Petitioners contend that Congress was in error in taxing capital gains as a tax preference in 1976, and that this error is evident from Congress’ subsequent removal of an individual’s capital gain as a tax preference, its creation of the alternative minimum tax, and its effective reduction of the tax rate on capital gains.3 This contention is without merit. Although Congress may have reconsidered its position on the issue, it simply did not make these changes effective for 1976.

We reject petitioners’ challenges to the minimum tax, and although we agree that it is unfortunate that petitioners’ sale was not completed in 1975, we must grant respondent’s motion for judgment on the pleadings.4

An appropriate order and decision will be entered.

Since this is a motion for judgment on the pleadings, the Court has concluded that the post-trial procedures of Rule 182, Tax Court Rules of Practice and Procedure, are not applicable in these particular circumstances. This conclusion is based on the authority of the “otherwise provided” language of that rule.

Petitioners argue that they should be excused from paying the minimum tax because the Internal Revenue Service did not give the public sufficient notice of its enactment — through tax forms and instructions or other means. However, petitioners, just as everyone else, are charged with knowledge of the U.S. Statutes at Large, including the provisions of the Internal Revenue Code.

See secs. 421 and 402, Revenue Act of 1978, Pub. L. 95-600, 92 Stat. 2871 and 2867.

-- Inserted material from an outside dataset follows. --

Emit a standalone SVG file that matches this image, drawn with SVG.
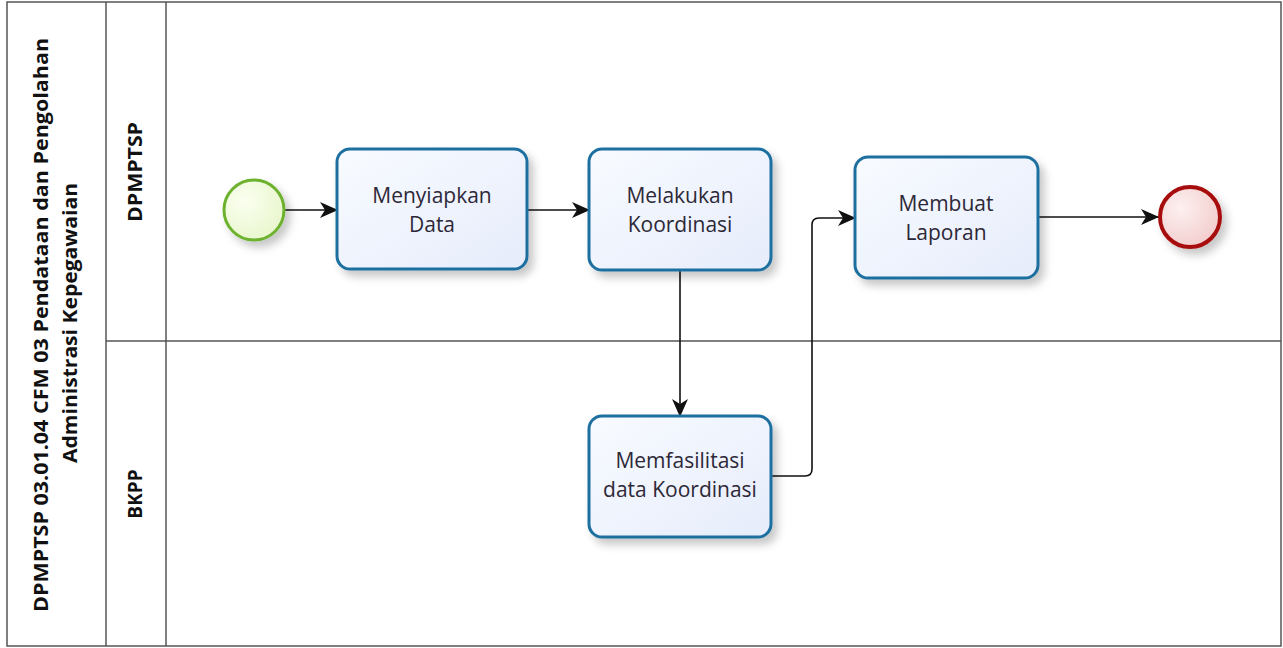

On brief, respondent mentions an unpublished memorandum and order in the case Darusmont v. United States, Civil No. F-77-192 (Eastern District of California), involving similar circumstances, in which plaintiff’s motion for summary judgment was granted. If the identical issue was indeed presented in Darusmont, we must, for the reasons set forth above, respectfully disagree with the result reached therein.